For the first and only time in this gospel, Jesus answers this question forthrightly. Mark’s readers know the answer because the narrator has provided them with information withheld from the narrative’s characters. It is only here, on the cusp of his death, that Jesus can reveal his messiahship without apparent risk of misunderstanding. Of course, this revelation, paired with his prophetic adaptation of words from Psalm 110:1 and Daniel 7:13, is enough to convict him in his accusers’ eyes (14:62). Jesus’ testimony is true (contrast 14:65), and its effect is his death (14:64).

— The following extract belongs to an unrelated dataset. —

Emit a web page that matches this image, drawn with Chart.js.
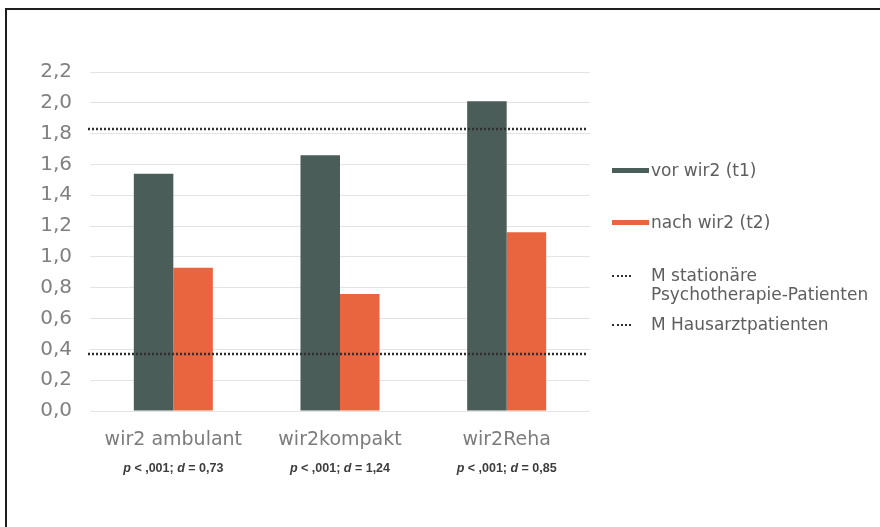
<!DOCTYPE html>
<html>
<head>
<meta charset="utf-8">
<script src="https://cdn.jsdelivr.net/npm/chart.js@4"></script>
<style>
  html, body { margin: 0; padding: 0; background: #fff; overflow: hidden; }
  #wrap { position: relative; width: 880px; height: 527px; }
  #frame { position: absolute; left: 5px; top: 8px; width: 900px; height: 600px;
           border-top: 2px solid #1e1e1e; border-left: 2px solid #1e1e1e; }
  canvas { position: absolute; left: 0; top: 0; }
  #legend { position: absolute; left: 612px; top: 0; font-family: "DejaVu Sans", sans-serif;
            font-size: 17px; color: #5e5e5e; }
  .item { position: absolute; left: 0; white-space: nowrap; line-height: 19px; }
  .sw { position: absolute; left: 0; width: 37px; }
  .txt { position: absolute; left: 39px; top: 0; }
</style>
</head>
<body>
<div id="wrap">
  <div id="frame"></div>
  <canvas id="chart" width="880" height="527"></canvas>
  <div id="legend"></div>
</div>
<script>
const categories = ['wir2 ambulant', 'wir2kompakt', 'wir2Reha'];
const vorT1 = [1.54, 1.66, 2.01];
const nachT2 = [0.93, 0.76, 1.16];
const pValues = ['< ,001', '< ,001', '< ,001'];
const dValues = ['0,73', '1,24', '0,85'];
const refLabels = [['M stationäre', 'Psychotherapie-Patienten'], ['M Hausarztpatienten']];
const refValues = [1.83, 0.37];
const yTicks = ['0,0', '0,2', '0,4', '0,6', '0,8', '1,0', '1,2', '1,4', '1,6', '1,8', '2,0', '2,2'];

const darkColor = '#4b5d59';
const orangeColor = '#e9653f';
const dotColor = '#2e2e2e';

// dotted reference lines, drawn over the bars
const refLinesPlugin = {
    id: 'refLines',
    afterDatasetsDraw(chart) {
        const ctx = chart.ctx;
        const y = chart.scales.y;
        const area = chart.chartArea;
        ctx.save();
        ctx.strokeStyle = dotColor;
        ctx.lineWidth = 2.5;
        ctx.setLineDash([2, 2]);
        refValues.forEach(v => {
            const py = Math.round(y.getPixelForValue(v));
            ctx.beginPath();
            ctx.moveTo(area.left - 2, py);
            ctx.lineTo(area.right - 2, py);
            ctx.stroke();
        });
        ctx.restore();
    }
};

// p < ,001; d = ... under each category
const statsPlugin = {
    id: 'stats',
    afterDraw(chart) {
        const ctx = chart.ctx;
        const x = chart.scales.x;
        const y = 469;
        const bold = 'bold 12.5px "Liberation Sans", Arial, sans-serif';
        const boldIt = 'italic bold 12.5px "Liberation Sans", Arial, sans-serif';
        ctx.save();
        ctx.fillStyle = '#3c3c3c';
        ctx.textBaseline = 'middle';
        ctx.textAlign = 'left';
        categories.forEach((c, i) => {
            const parts = [
                [boldIt, 'p'], [bold, ' ' + pValues[i] + '; '],
                [boldIt, 'd'], [bold, ' = ' + dValues[i]]
            ];
            let total = 0;
            parts.forEach(p => { ctx.font = p[0]; total += ctx.measureText(p[1]).width; });
            let cx = x.getPixelForValue(i) - total / 2;
            parts.forEach(p => {
                ctx.font = p[0];
                ctx.fillText(p[1], cx, y);
                cx += ctx.measureText(p[1]).width;
            });
        });
        ctx.restore();
    }
};

const ctx = document.getElementById('chart').getContext('2d');
const chart = new Chart(ctx, {
    type: 'bar',
    data: {
        labels: categories,
        datasets: [
            {
                label: 'vor wir2 (t1)',
                data: vorT1,
                backgroundColor: darkColor,
                barPercentage: 1,
                categoryPercentage: 0.474
            },
            {
                label: 'nach wir2 (t2)',
                data: nachT2,
                backgroundColor: orangeColor,
                barPercentage: 1,
                categoryPercentage: 0.474
            }
        ]
    },
    options: {
        responsive: false,
        animation: false,
        devicePixelRatio: 1,
        layout: { padding: { left: 0, right: 290, top: 72, bottom: 0 } },
        plugins: {
            legend: { display: false },
            tooltip: { enabled: false }
        },
        scales: {
            x: {
                grid: { display: false, drawTicks: false },
                border: { display: false },
                ticks: {
                    padding: 18,
                    color: '#7c7c7c',
                    font: { family: '"DejaVu Sans", sans-serif', size: 19 }
                },
                afterFit: s => { s.height = 116; }
            },
            y: {
                min: 0,
                max: 2.2,
                grid: { color: '#e4e4e4', lineWidth: 1, drawTicks: false },
                border: { display: false },
                ticks: {
                    stepSize: 0.2,
                    padding: 18,
                    color: '#808080',
                    font: { family: '"DejaVu Sans", sans-serif', size: 20 },
                    callback: (v, i) => yTicks[i]
                },
                afterFit: s => { s.width = 90; }
            }
        }
    },
    plugins: [refLinesPlugin, statsPlugin]
});

// legend: two bar swatches, then the two dotted reference lines
const legendRows = [
    { top: 161, color: darkColor, lines: [chart.data.datasets[0].label], kind: 'bar' },
    { top: 213, color: orangeColor, lines: [chart.data.datasets[1].label], kind: 'bar' },
    { top: 266, color: dotColor, lines: refLabels[0], kind: 'dot' },
    { top: 315, color: dotColor, lines: refLabels[1], kind: 'dot' }
];
const legendEl = document.getElementById('legend');
legendRows.forEach(r => {
    const item = document.createElement('div');
    item.className = 'item';
    item.style.top = r.top + 'px';
    const sw = document.createElement('div');
    sw.className = 'sw';
    if (r.kind === 'bar') {
        sw.style.top = '7px';
        sw.style.height = '5px';
        sw.style.background = r.color;
    } else {
        sw.style.top = '9px';
        sw.style.width = '19px';
        sw.style.borderTop = '2px dotted ' + r.color;
    }
    const txt = document.createElement('div');
    txt.className = 'txt';
    txt.innerHTML = r.lines.join('<br>');
    item.appendChild(sw);
    item.appendChild(txt);
    legendEl.appendChild(item);
});
</script>
</body>
</html>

The second testimony, then, is Peter’s. Asked three times about his relationship to Jesus, Peter swears that he does not know him. The servant-girl even inquires whether Peter is from Galilee, the very place Jesus has promised to meet his disciples after the resurrection, apparently reminding Peter — and Mark’s audience — of Jesus’ predictions (14:70; compare 14:28). Through his false testimony, Peter succeeds in avoiding physical death. By denying Jesus, he has killed a relationship that he left his home, his family, and his livelihood to pursue (10:28–30).
Sight and Observation
In each of the events that have occurred in this chapter, there is more to observe than can be known at first sight. What appears to be an anointing by an extravagant stranger is actually a prophecy preparing Jesus for death (14:3–9). What seems to be Passover becomes a meal with new covenantal significance (14:17–25).
What should be the next event on the journey to the cross for Jesus sends him into a paralyzing emotional and spiritual distress in Gethsemane (14:32–42). A true testimony earns a death sentence, while a false testimony allows another man to go free (14:53–72). Going beyond what one can see on the surface and looking in depth for what one can observe allow all facets of the story to emerge.
This is not simply a story about the death of a man at the hands of Romans and Jews in the first century. It is the story of God’s will, realized through the scriptures, to send Jesus to death, in order to defeat sin and death, and all that holds the world in bondage. Contrary to Sherlock Holmes’ frequent declaration, it is not “elementary,” but there is much to see, if we only observe.
Questions for Further Reflection:
- Reread Mark 14:6–8 alongside Deuteronomy 15:11. What is Jesus saying about the poor? What distinction is he making about the appropriateness of the woman’s action? What is the significance of Mark 14:9?
- Jesus’ experience in Gethsemane is powerful on many levels. How does Jesus’ request to God to “remove this cup from me” shape your understanding of who Jesus is? What do you think Mark wants his audience to understand and learn from this text? Does Hebrews 5:7–8 make a different, or similar, point to Mark’s? What does Mark’s text teach us about prayer?
- Describe your understanding of how God’s actions and human actions (commonly called “God’s sovereignty” and “human free will”) relate to each other according to Mark 14:21. Is an interaction between these two forces reflected in other texts in Mark? In your life? How?
- In Mark, Jesus says that “the Son of Man goes as it is written of him” and “let the scriptures be fulfilled” (14:21, 49), but he never specifies which scriptures he means. Which scriptures (if any in particular) do you think Mark has in mind? How should we understand these statements? (As a starting point, you might consider the Old Testament scriptures cited in the Lectio above, as well as the possibility of Isaiah 52:13–53:12.)